Based on the systematic and detailed research depicted above, we realized the key to achieving efficient NH3 synthesis lies in the unique configuration and function mechanism of ruthenium complex hydride, which differs fundamentally from the conventional and recently-developed heterogenous transition metal catalysts. The solid-state Ru complex hydride described here serves as the very first case that realizes catalytic hydrogenolysis of N2 to NH3 by using H2, which sets up a bridge linking research endeavor from homogeneous and heterogeneous nitrogen fixation.

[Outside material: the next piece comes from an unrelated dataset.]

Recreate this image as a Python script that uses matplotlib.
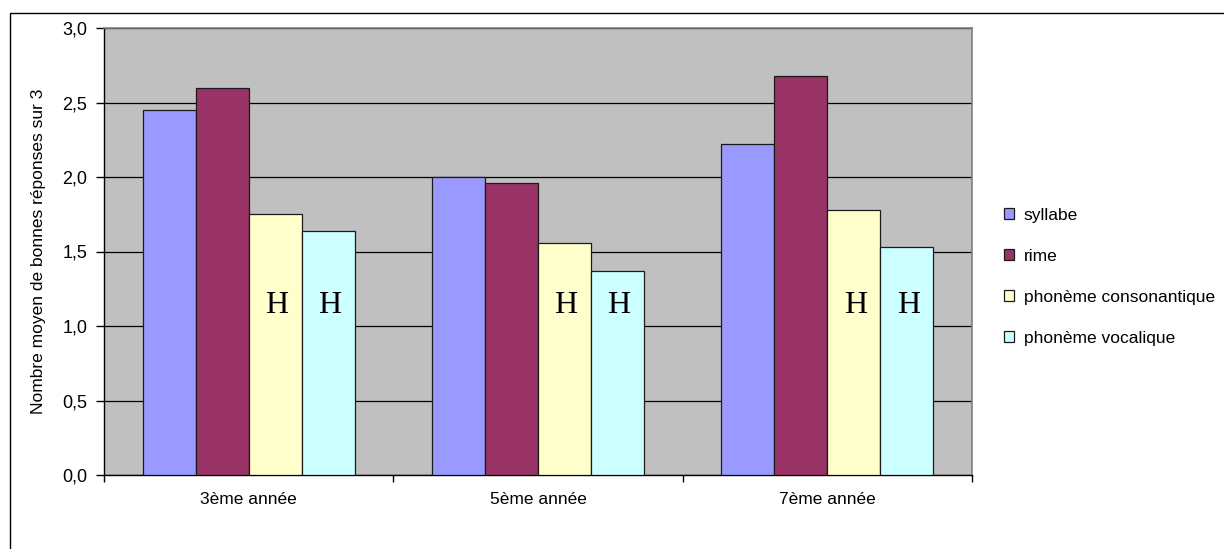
import matplotlib
matplotlib.use("Agg")
import matplotlib.pyplot as plt
from matplotlib.patches import Rectangle
from matplotlib.ticker import FuncFormatter, FixedLocator
import numpy as np

plt.rcParams['font.family'] = ['Liberation Sans', 'DejaVu Sans']

# Data
categories = ['3ème année', '5ème année', '7ème année']
series_names = ['syllabe', 'rime', 'phonème consonantique', 'phonème vocalique']
syllabe = [2.45, 2.00, 2.22]
rime = [2.60, 1.96, 2.68]
consonantique = [1.75, 1.56, 1.78]
vocalique = [1.64, 1.37, 1.53]
series_values = [syllabe, rime, consonantique, vocalique]
colors = ['#9999FF', '#993366', '#FFFFCC', '#CCFFFF']
# series marked with an "H" inside the bar
marked = ['phonème consonantique', 'phonème vocalique']

fig = plt.figure(figsize=(12.24, 5.49), dpi=100)
# outer chart border (only left/top visible in the reference)
fig.patches.append(Rectangle((10 / 1224, -0.05), 1.2, 1 - 13 / 549 + 0.05,
                             transform=fig.transFigure, fill=False,
                             edgecolor='black', linewidth=1.0))

ax = fig.add_axes([104 / 1224, 1 - 475 / 549, (972 - 104) / 1224, (475 - 28) / 549])
ax.set_facecolor('#C0C0C0')

x = np.arange(len(categories))
width = 0.183
for i, (name, vals, col) in enumerate(zip(series_names, series_values, colors)):
    pos = x + (i - 1.5) * width
    ax.bar(pos, vals, width, color=col, edgecolor='#1a1a1a', linewidth=0.9,
           label=name, zorder=3)
    if name in marked:
        for p in pos:
            ax.text(p + 0.005, 1.09, 'H', ha='center', va='baseline', fontsize=23,
                    family='Liberation Serif', zorder=4)

ax.set_xlim(-0.5, len(categories) - 0.5)
ax.set_ylim(0, 3.0)
ax.set_yticks(np.arange(0, 3.01, 0.5))
ax.yaxis.set_major_formatter(FuncFormatter(lambda v, _: f"{v:.1f}".replace('.', ',')))
ax.yaxis.grid(True, color='black', linewidth=0.9, zorder=1)
ax.set_axisbelow(True)

ax.xaxis.set_major_locator(FixedLocator(np.arange(-0.5, len(categories), 1.0)))
ax.set_xticklabels([])
ax.set_xticks(x, minor=True)
ax.set_xticklabels(categories, minor=True)
ax.tick_params(axis='x', which='minor', length=0, pad=12, labelsize=12.5)
ax.tick_params(axis='x', which='major', length=5, width=1, direction='out')
ax.tick_params(axis='y', length=6, width=1, direction='out', pad=6, labelsize=13)

for side in ['top', 'right']:
    ax.spines[side].set_color('#808080')
    ax.spines[side].set_linewidth(1.2)
for side in ['left', 'bottom']:
    ax.spines[side].set_color('black')
    ax.spines[side].set_linewidth(1.0)

ax.set_ylabel('Nombre moyen de bonnes réponses sur 3', fontsize=12.5, labelpad=12)

fig.legend(loc='center left', bbox_to_anchor=(997 / 1224, 1 - 277 / 549),
           frameon=False, fontsize=12.5, handlelength=0.6, handleheight=0.6,
           handletextpad=0.55, labelspacing=1.5, borderaxespad=0)

fig.savefig('out.png', dpi=100)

With the beauty, complexity, and potency of the catalysis disclosed, this study demonstrates the power of multi-component and electron-rich catalytic center to tackle the activation and conversion of kinetically inert N2. It also implies that the complex hydride may serve as a unique heterogeneous catalyst for other important chemical transformations that require electron and proton inputs.